## START Entries shown
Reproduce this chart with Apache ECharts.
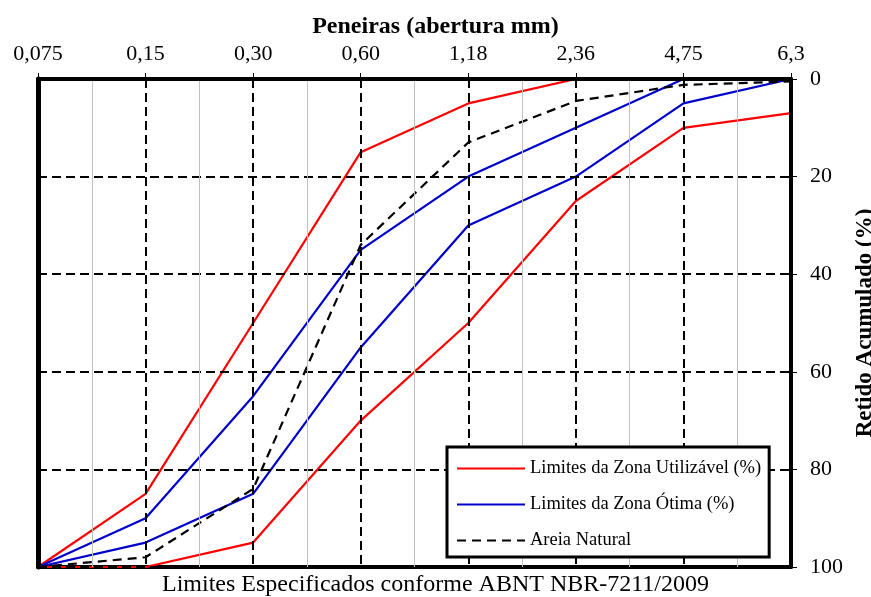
<!DOCTYPE html>
<html><head><meta charset="utf-8">
<script src="https://cdn.jsdelivr.net/npm/echarts@6/dist/echarts.min.js"></script>
<style>html,body{margin:0;padding:0;background:#fff}#c{width:871px;height:597px}</style>
</head><body><div id="c"></div>
<script>
const sieves = ['0,075','0,15','0,30','0,60','1,18','2,36','4,75','6,3'];
const utilUpper = [100, 85, 50, 15, 5, 0, 0, 0];
const utilLower = [100, 100, 95, 70, 50, 25, 10, 7];
const otimaUpper = [100, 90, 65, 35, 20, 10, 0, 0];
const otimaLower = [100, 95, 85, 55, 30, 20, 5, 0];
const areiaNatural = [100, 98, 84, 34, 13, 4.5, 1.2, 0.5];
const yTicks = [0, 20, 40, 60, 80, 100];

const F = 'Liberation Serif, Times New Roman, serif';
const pairs = arr => arr.map((v, i) => [i, v]);
const nameUtil = 'Limites da Zona Utilizável (%)';
const nameOtima = 'Limites da Zona Ótima (%)';
const nameAreia = 'Areia Natural';

const chart = echarts.init(document.getElementById('c'), null, {renderer: 'canvas'});
chart.setOption({
  animation: false,
  backgroundColor: '#fff',
  title: [
    {text: 'Peneiras (abertura mm)', left: 'center', top: 10,
     textStyle: {fontFamily: F, fontSize: 24, fontWeight: 'bold', color: '#000'}},
    {text: 'Limites Especificados conforme ABNT NBR-7211/2009', left: 'center', top: 568,
     textStyle: {fontFamily: F, fontSize: 24, fontWeight: 'normal', color: '#000'}}
  ],
  grid: {left: 38, right: 80, top: 79, bottom: 30, containLabel: false, outerBoundsMode: 'none'},
  legend: {
    orient: 'vertical', left: 447, top: 447,
    data: [nameUtil, nameOtima, nameAreia],
    itemWidth: 68, itemHeight: 14, itemGap: 17,
    itemStyle: {opacity: 0},
    padding: [12, 8, 7, 9],
    borderColor: '#000', borderWidth: 3, backgroundColor: '#fff',
    textStyle: {fontFamily: F, fontSize: 18.5, color: '#000'},
    z: 20
  },
  xAxis: [
    {type: 'value', position: 'top', min: 0, max: 7, interval: 1, z: 10,
     axisLine: {show: true, onZero: false, lineStyle: {color: '#000', width: 4}},
     axisTick: {show: true, inside: false, length: 6, lineStyle: {color: '#000', width: 1}},
     axisLabel: {formatter: v => sieves[v] ?? '', fontFamily: F, fontSize: 22, color: '#000', margin: 14},
     splitLine: {show: true, lineStyle: {color: '#000', width: 2, type: [9, 5]}},
     minorTick: {show: false, splitNumber: 2},
     minorSplitLine: {show: true, lineStyle: {color: '#c0c0c0', width: 1}}},
    {type: 'value', position: 'bottom', min: 0, max: 7, interval: 1, z: 1,
     axisLine: {show: true, onZero: false, lineStyle: {color: '#000', width: 4}},
     axisTick: {show: false}, axisLabel: {show: false}, splitLine: {show: false}}
  ],
  yAxis: [
    {type: 'value', position: 'right', inverse: true, min: 0, max: 100, interval: 20, z: 10,
     name: 'Retido Acumulado (%)', nameLocation: 'middle', nameRotate: 90, nameGap: 52,
     nameTextStyle: {fontFamily: F, fontSize: 23, fontWeight: 'bold', color: '#000'},
     axisLine: {show: true, onZero: false, lineStyle: {color: '#000', width: 4}},
     axisTick: {show: true, inside: false, length: 6, lineStyle: {color: '#000', width: 1}},
     axisLabel: {fontFamily: F, fontSize: 22, color: '#000', margin: 19,
       formatter: v => yTicks.includes(v) ? String(v) : ''},
     splitLine: {show: true, lineStyle: {color: '#000', width: 2, type: [9, 5]}}},
    {type: 'value', position: 'left', inverse: true, min: 0, max: 100, interval: 20, z: 10,
     axisLine: {show: true, onZero: false, lineStyle: {color: '#000', width: 5}},
     axisTick: {show: false}, axisLabel: {show: false}, splitLine: {show: false}}
  ],
  series: [
    {name: nameUtil, type: 'line', data: pairs(utilUpper), symbol: 'none',
     lineStyle: {color: '#ff0000', width: 2.2}, itemStyle: {color: '#ff0000'}, z: 3},
    {name: nameUtil, type: 'line', data: pairs(utilLower), symbol: 'none',
     lineStyle: {color: '#ff0000', width: 2.2}, itemStyle: {color: '#ff0000'}, z: 3},
    {name: nameOtima, type: 'line', data: pairs(otimaUpper), symbol: 'none',
     lineStyle: {color: '#0000cc', width: 2.2}, itemStyle: {color: '#0000cc'}, z: 3},
    {name: nameOtima, type: 'line', data: pairs(otimaLower), symbol: 'none',
     lineStyle: {color: '#0000cc', width: 2.2}, itemStyle: {color: '#0000cc'}, z: 3},
    {name: nameAreia, type: 'line', data: pairs(areiaNatural), symbol: 'none',
     lineStyle: {color: '#000', width: 2.2, type: [9, 6]}, itemStyle: {color: '#000'}, z: 4}
  ]
});
</script></body></html>
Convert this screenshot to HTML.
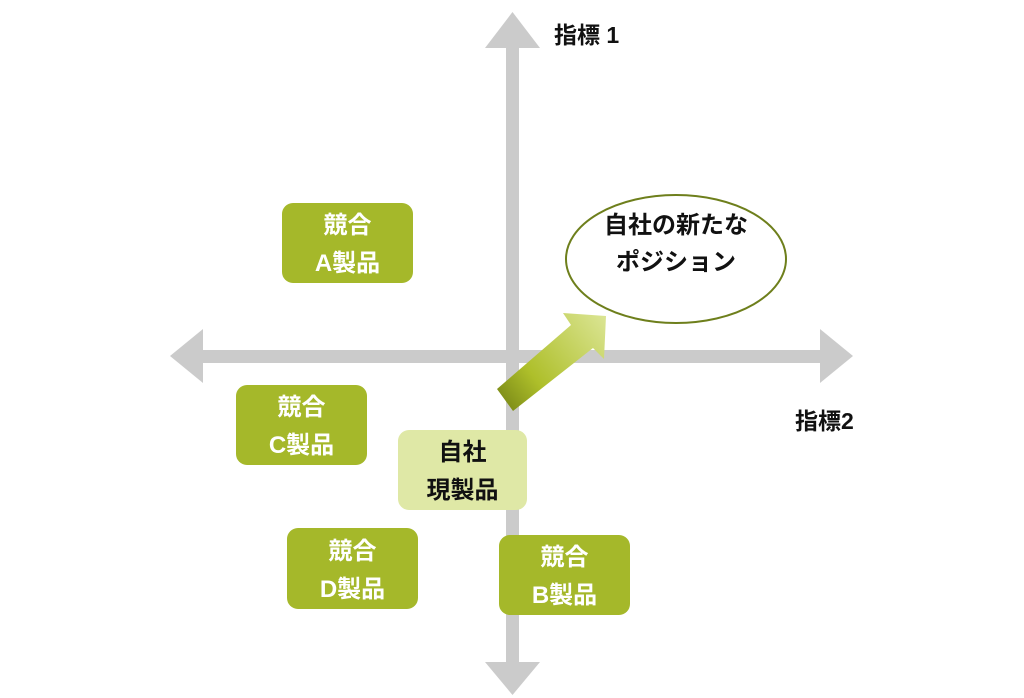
## END Entries shown
Problem: Take the lines from the start of the material to the line with "const nameAreia = 'Areia Natural';", both included, and transcribe them exactly without the pictures.

Answer in full:
Reproduce this chart with Apache ECharts.
<!DOCTYPE html>
<html><head><meta charset="utf-8">
<script src="https://cdn.jsdelivr.net/npm/echarts@6/dist/echarts.min.js"></script>
<style>html,body{margin:0;padding:0;background:#fff}#c{width:871px;height:597px}</style>
</head><body><div id="c"></div>
<script>
const sieves = ['0,075','0,15','0,30','0,60','1,18','2,36','4,75','6,3'];
const utilUpper = [100, 85, 50, 15, 5, 0, 0, 0];
const utilLower = [100, 100, 95, 70, 50, 25, 10, 7];
const otimaUpper = [100, 90, 65, 35, 20, 10, 0, 0];
const otimaLower = [100, 95, 85, 55, 30, 20, 5, 0];
const areiaNatural = [100, 98, 84, 34, 13, 4.5, 1.2, 0.5];
const yTicks = [0, 20, 40, 60, 80, 100];

const F = 'Liberation Serif, Times New Roman, serif';
const pairs = arr => arr.map((v, i) => [i, v]);
const nameUtil = 'Limites da Zona Utilizável (%)';
const nameOtima = 'Limites da Zona Ótima (%)';
const nameAreia = 'Areia Natural';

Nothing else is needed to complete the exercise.